A correspondent, writing on the 4th instant from near Williamsburg, Va., gives us some account of affairs on the Peninsula. We give some extracts from his letter:

Owing to the utter demoralization of the Pennsylvania regiment of cavalry picketing in and out side of the town, it is avowed by the officers that the men are unfit for duty at any other point.--This verifies what Col. Campbell said of them on the occasion of the Confederate raid into the place, when Col. C. surrendered to our forces under Col. Stingler. Col. C. said: "I surrender, sir. My men are a act of d — d cowards" The Yankees acknowledge that the cost to the Abolitionist Government of holding Williamsburg is upwards of a million of dollars a year. At present they do not picket more than a mile from the town, and that is on the main stage road. I have frequently been within sight and hearing of their pickets at Waller's Mill and other points around the city, and at the crack of a stick they would be off in a moment. And frequently have I said. "Come on boys, let's charge them" and they would take to their heels and flee for the woods in the greatest dismay. Our forces in that direction have succeeded in driving them back to the burg and below it, so that now we are foraging below the six mile ordinary.

A short time ago the wives of the two Hotheimer brothers (Jews,) had succeeded in passing all the Yankee pickets except the one on the outpost, under the pretext of going to a grist mill. Each one of the females had a wagon load of contraband goods, (destined for Richmond,) covered over with bags of corn. The last picket alluded to being somewhat curious to know if the entire loads consisted of corn, thereupon turned one of the bags over, and immediately there appeared to view boxes, boots, etc. Upon further examination it was ascertained that the ladies had on their persons, under their hoop skirts, arranged in fantastic order, boots shoes, bag of coffee, sugar, tea, etc, one of the ladies having on as many as eight hoop skirts. They were immediately taken back to the city and reported to the Provost. On this occasion the Provost was acting only pro tem. The Provost in charge Capt. Hennessee, who had been bribed very largely by the Jews, was absent. Therefore they were kept under a guard and made to sit upon the wagons for half a day in the cold to await adjudication. For sport, the ladies were made to dismount and remount the wagons without assistance, which caused the sugar, coffee, etc., to break from their proper moorings, and each time sprinkle the ground profusely with the sweet edibles, etc.--These Jews, with the assistance of Capt Hennessee, had been sending through the lines quite $5,000 worth of goods a week for fellow extortioners in Richmond. But the Yankees made a worthy example of them by confiscating their goods in store and forwarding their persons on to Baltimore.

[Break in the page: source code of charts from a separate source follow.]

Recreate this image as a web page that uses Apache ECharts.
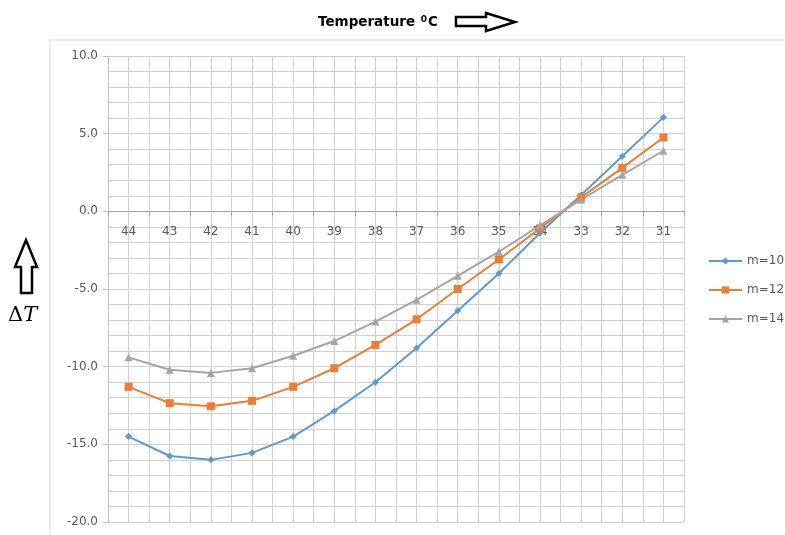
<!DOCTYPE html>
<html>
<head>
<meta charset="utf-8">
<script src="https://cdn.jsdelivr.net/npm/echarts@6/dist/echarts.min.js"></script>
<style>
  html, body { margin: 0; padding: 0; background: #fff; }
  #chart { width: 785px; height: 535px; }
</style>
</head>
<body>
<div id="chart"></div>
<script>
// temperatures on the category axis (descending, as in the sheet)
const temps = ['44', '43', '42', '41', '40', '39', '38', '37', '36', '35', '34', '33', '32', '31'];
const m10 = [-14.5, -15.75, -16.0, -15.55, -14.5, -12.85, -11.0, -8.8, -6.4, -4.0, -1.4, 1.05, 3.55, 6.05];
const m12 = [-11.3, -12.35, -12.55, -12.2, -11.3, -10.1, -8.6, -6.95, -5.0, -3.1, -1.1, 0.9, 2.8, 4.75];
const m14 = [-9.4, -10.2, -10.4, -10.1, -9.3, -8.35, -7.1, -5.7, -4.15, -2.6, -0.9, 0.75, 2.35, 3.9];
const seriesNames = ['m=10', 'm=12', 'm=14'];
const yMin = -20, yMax = 10;

// half-step categories, only used to draw the vertical grid every half category
const halfSteps = [];
temps.forEach(t => { halfSteps.push(t + 'a', t + 'b'); });

const chart = echarts.init(document.getElementById('chart'));
const gridColor = '#d0d0d0';
const textColor = '#595959';
const gridTop = 56, gridBottom = 13;
// move the category axis up to the zero line
const plotH = 535 - gridTop - gridBottom;
const zeroOffset = -plotH * (0 - yMin) / (yMax - yMin);

const mkSeries = (name, data, symbol, size, color) => ({
    name: name,
    type: 'line',
    xAxisIndex: 0,
    data: data,
    symbol: symbol,
    symbolSize: size,
    showSymbol: true,
    lineStyle: { width: 2, color: color },
    itemStyle: { color: color },
    emphasis: { disabled: true }
});

chart.setOption({
    animation: false,
    textStyle: { fontFamily: 'DejaVu Sans' },
    grid: { left: 108, right: 101, top: gridTop, bottom: gridBottom, outerBoundsMode: 'none' },
    legend: {
        orient: 'vertical',
        left: 708,
        top: 255,
        padding: 0,
        itemWidth: 33,
        itemHeight: 9,
        itemGap: 17,
        textStyle: { fontSize: 12, color: textColor },
        data: seriesNames
    },
    xAxis: [
        {
            type: 'category',
            data: temps,
            boundaryGap: true,
            position: 'bottom',
            offset: zeroOffset,
            axisLine: { onZero: false, lineStyle: { color: '#a6a6a6' } },
            axisTick: { show: true, length: 5, lineStyle: { color: '#a6a6a6' } },
            axisLabel: { fontSize: 12, color: textColor, margin: 15 },
            splitLine: { show: false }
        },
        {
            type: 'category',
            data: halfSteps,
            boundaryGap: true,
            position: 'top',
            axisLine: { show: false, onZero: false },
            axisTick: { show: false },
            axisLabel: { show: false },
            splitLine: { show: true, interval: 0, lineStyle: { color: gridColor, width: 1 } }
        }
    ],
    yAxis: {
        type: 'value',
        min: yMin,
        max: yMax,
        interval: 5,
        axisLine: { show: true, onZero: false, lineStyle: { color: '#bfbfbf' } },
        axisTick: { show: true, length: 5, lineStyle: { color: '#bfbfbf' } },
        axisLabel: {
            fontSize: 12,
            color: textColor,
            margin: 10,
            formatter: v => v.toFixed(1)
        },
        splitLine: { show: true, lineStyle: { color: gridColor, width: 1 } },
        minorTick: { show: false, splitNumber: 5 },
        minorSplitLine: { show: true, lineStyle: { color: gridColor, width: 1 } }
    },
    series: [
        mkSeries(seriesNames[0], m10, 'diamond', 7, '#5B9BD5'),
        mkSeries(seriesNames[1], m12, 'rect', 8, '#ED7D31'),
        mkSeries(seriesNames[2], m14, 'triangle', 8, '#A5A5A5')
    ],
    graphic: [
        // outer chart-area border
        {
            type: 'rect',
            shape: { x: 50, y: 40, width: 760, height: 520 },
            style: { fill: 'none', stroke: '#d9d9d9', lineWidth: 1 },
            silent: true
        },
        // title
        {
            type: 'text',
            left: 318,
            top: 15,
            style: {
                text: '{a|Temperature }{s|0}{a|C}',
                rich: {
                    a: { fontFamily: 'DejaVu Sans', fontWeight: 'bold', fontSize: 13.5, fill: '#000' },
                    s: { fontFamily: 'DejaVu Sans', fontWeight: 'bold', fontSize: 9, fill: '#000', verticalAlign: 'top', padding: [0, 1, 6, 1] }
                }
            }
        },
        // right arrow next to the title
        {
            type: 'polygon',
            shape: { points: [[456, 17], [486, 17], [486, 13], [515, 22], [486, 31], [486, 26], [456, 26]] },
            style: { fill: '#fff', stroke: '#000', lineWidth: 2.5 }
        },
        // up arrow for the y label
        {
            type: 'polygon',
            shape: { points: [[21, 293], [21, 267], [15, 267], [26, 240], [37, 267], [32, 267], [32, 293]] },
            style: { fill: '#fff', stroke: '#000', lineWidth: 2.5 }
        },
        // ΔT label
        {
            type: 'text',
            left: 8,
            top: 305,
            style: {
                text: '{d|Δ}{t|T}',
                rich: {
                    d: { fontFamily: 'DejaVu Serif', fontSize: 21, fill: '#000' },
                    t: { fontFamily: 'DejaVu Serif', fontStyle: 'italic', fontSize: 21, fill: '#000' }
                }
            }
        }
    ]
});
</script>
</body>
</html>
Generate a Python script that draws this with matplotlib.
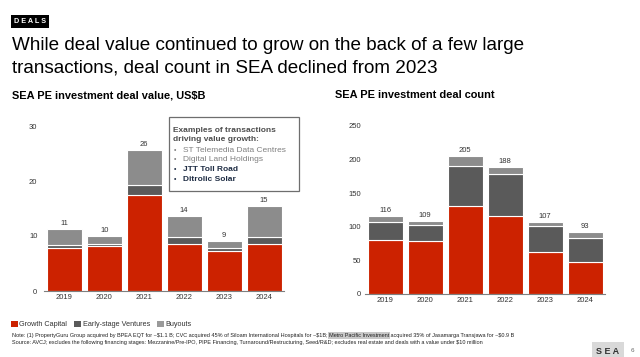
import matplotlib
matplotlib.use("Agg")
import matplotlib.pyplot as plt
from matplotlib.patches import Patch, Rectangle
import numpy as np

plt.rcParams['font.family'] = ['Liberation Sans', 'DejaVu Sans']

years = ["2019", "2020", "2021", "2022", "2023", "2024"]

value_growth = [7.9, 8.2, 17.4, 8.5, 7.3, 8.5]
value_early = [0.4, 0.3, 1.9, 1.4, 0.6, 1.4]
value_buyouts = [2.9, 1.5, 6.4, 3.7, 1.2, 5.6]
value_labels = ["11", "10", "26", "14", "9", "15"]

count_growth = [80, 79, 130, 116, 62, 48]
count_early = [27, 23, 60, 62, 39, 35]
count_buyouts = [9, 7, 15, 10, 6, 9]
count_labels = ["116", "109", "205", "188", "107", "93"]

value_ticks = [0, 10, 20, 30]
count_ticks = [0, 50, 100, 150, 200, 250]

series_names = ["Growth Capital", "Early-stage Ventures", "Buyouts"]
RED = "#CC2200"
DARK = "#5a5a5a"
LIGHT = "#8c8c8c"
colors = [RED, DARK, LIGHT]

W, H = 640, 357
fig = plt.figure(figsize=(6.4, 3.57), dpi=100)

def fx(px):
    return px / W

def fy(py):
    return 1 - py / H

def draw(ax, segs, labels, ticks, ymax, label_pad):
    x = np.arange(len(years))
    bottom = np.zeros(len(years))
    for seg, c in zip(segs, colors):
        ax.bar(x, seg, bottom=bottom, width=0.88, color=c, edgecolor="white", linewidth=0.8)
        bottom += np.array(seg)
    for xi, tot, lab in zip(x, bottom, labels):
        ax.annotate(lab, (xi, tot), xytext=(0, 1.5), textcoords="offset points",
                    ha="center", va="bottom", fontsize=5.5, color="#333333")
    ax.set_xlim(-0.5, len(years) - 0.5)
    ax.set_ylim(0, ymax)
    ax.set_yticks(ticks)
    ax.set_xticks(x)
    ax.set_xticklabels(years)
    for s in ["top", "right", "left"]:
        ax.spines[s].set_visible(False)
    ax.spines["bottom"].set_color("#7f7f7f")
    ax.spines["bottom"].set_linewidth(0.8)
    ax.tick_params(axis="both", length=0, labelsize=5.5, labelcolor="#333333")
    ax.tick_params(axis="y", pad=label_pad)
    ax.tick_params(axis="x", pad=2)
    ax.set_facecolor("none")

ax1 = fig.add_axes([fx(44.3), fy(291), fx(239.8), fy(126) - fy(291)])
draw(ax1, [value_growth, value_early, value_buyouts], value_labels, value_ticks, 30, 5)

ax2 = fig.add_axes([fx(365.3), fy(294), fx(239.8), fy(125.7) - fy(294)])
draw(ax2, [count_growth, count_early, count_buyouts], count_labels, count_ticks, 250, 3)

# Header tag
fig.text(fx(14), fy(21.5), "D E A L S", fontsize=5.2, fontweight="bold", color="white",
         ha="left", va="center",
         bbox=dict(facecolor="black", edgecolor="none", boxstyle="square,pad=0.45"))

# Title
fig.text(fx(12), fy(45), "While deal value continued to grow on the back of a few large",
         fontsize=13.6, color="black", ha="left", va="center")
fig.text(fx(12), fy(68), "transactions, deal count in SEA declined from 2023",
         fontsize=13.6, color="black", ha="left", va="center")

# Subtitles
fig.text(fx(12), fy(95), "SEA PE investment deal value, US\\$B", fontsize=7.9,
         fontweight="bold", color="black", ha="left", va="center")
fig.text(fx(335), fy(95), "SEA PE investment deal count", fontsize=7.9,
         fontweight="bold", color="black", ha="left", va="center")

# Annotation box
box = Rectangle((fx(169), fy(191)), fx(130), fy(117) - fy(191), transform=fig.transFigure,
                facecolor="white", edgecolor="#6e6e6e", linewidth=0.9)
fig.add_artist(box)
fig.text(fx(173), fy(130), "Examples of transactions", fontsize=6, fontweight="bold",
         color="#4d4d4d", ha="left", va="center")
fig.text(fx(173), fy(140), "driving value growth:", fontsize=6, fontweight="bold",
         color="#4d4d4d", ha="left", va="center")
bullets = [("ST Telemedia Data Centres", "#808080", "normal"),
           ("Digital Land Holdings", "#808080", "normal"),
           ("JTT Toll Road", "#1f2d44", "semibold"),
           ("Ditrolic Solar", "#1f2d44", "semibold")]
for i, (txt, c, w) in enumerate(bullets):
    yy = 150 + i * 9.7
    fig.text(fx(173.5), fy(yy), "•", fontsize=5, color=c, ha="left", va="center")
    fig.text(fx(183), fy(yy), txt, fontsize=6, color=c, fontweight=w, ha="left", va="center")

# Legend
handles = [Patch(facecolor=c, edgecolor="none") for c in [RED, DARK, "#9a9a9a"]]
fig.legend(handles, series_names, loc="center left", bbox_to_anchor=(fx(11), fy(324.5)),
           ncol=3, frameon=False, fontsize=5.2, handlelength=0.9, handleheight=0.9,
           handletextpad=0.25, columnspacing=1.0, borderpad=0, borderaxespad=0,
           labelcolor="#333333")

# Notes
note_fs = 4.0
t1 = fig.text(fx(12), fy(337), "Note: (1) PropertyGuru Group acquired by BPEA EQT for ~\\$1.1 B; CVC acquired 45% of Siloam International Hospitals for ~\\$1B; ",
              fontsize=note_fs, color="#222222", ha="left", va="baseline")
t2 = fig.text(0, 0, "Metro Pacific Investment", fontsize=note_fs, color="#222222",
              ha="left", va="baseline",
              bbox=dict(facecolor="#c8c8c8", edgecolor="none", boxstyle="square,pad=0.15"))
fig.canvas.draw()
r = fig.canvas.get_renderer()
bb = t1.get_window_extent(r)
t2.set_position((bb.x1 / fig.bbox.width, fy(337)))
fig.canvas.draw()
bb2 = t2.get_window_extent(r)
fig.text(bb2.x1 / fig.bbox.width, fy(337), " acquired 35% of Jasamarga Transjawa for ~\\$0.9 B",
         fontsize=note_fs, color="#222222", ha="left", va="baseline")
fig.text(fx(12), fy(344), "Source: AVCJ; excludes the following financing stages: Mezzanine/Pre-IPO, PIPE Financing, Turnaround/Restructuring, Seed/R&D; excludes real estate and deals with a value under \\$10 million",
         fontsize=note_fs, color="#222222", ha="left", va="baseline")

# Footer logo
fig.text(fx(608), fy(351.5), "S E A", fontsize=6.5, fontweight="bold", color="#333333",
         ha="center", va="center",
         bbox=dict(facecolor="#d9d9d9", edgecolor="none", boxstyle="square,pad=0.5"))
fig.text(fx(632), fy(351), "6", fontsize=4.5, color="#666666", ha="center", va="center")

fig.savefig("out.png", dpi=100)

As a matter of humiliation to the pride of the editor of the Williamsburg (Va.) Gazette, E. H. Lively, Esq., and reflection upon the history of that paper, the oldest in the Commonwealth, for more than 125 years the advocate of civil liberty and the right of self-government, is now under an assumed name--Caviller--and the ban of military surveillance made to pander to the lusts of an invading horde under Yankee usurpation. It is proper to state that Ewing, who edits the Gazette, has no claim to the office whatever. He did own a portion of the office before the war, but moved his interest in it to Norfolk. E. H. and R. A. Lively are the patriotic gentlemen to whem the office really belongs, but who have been driven from their homes, and their property handed over to this man.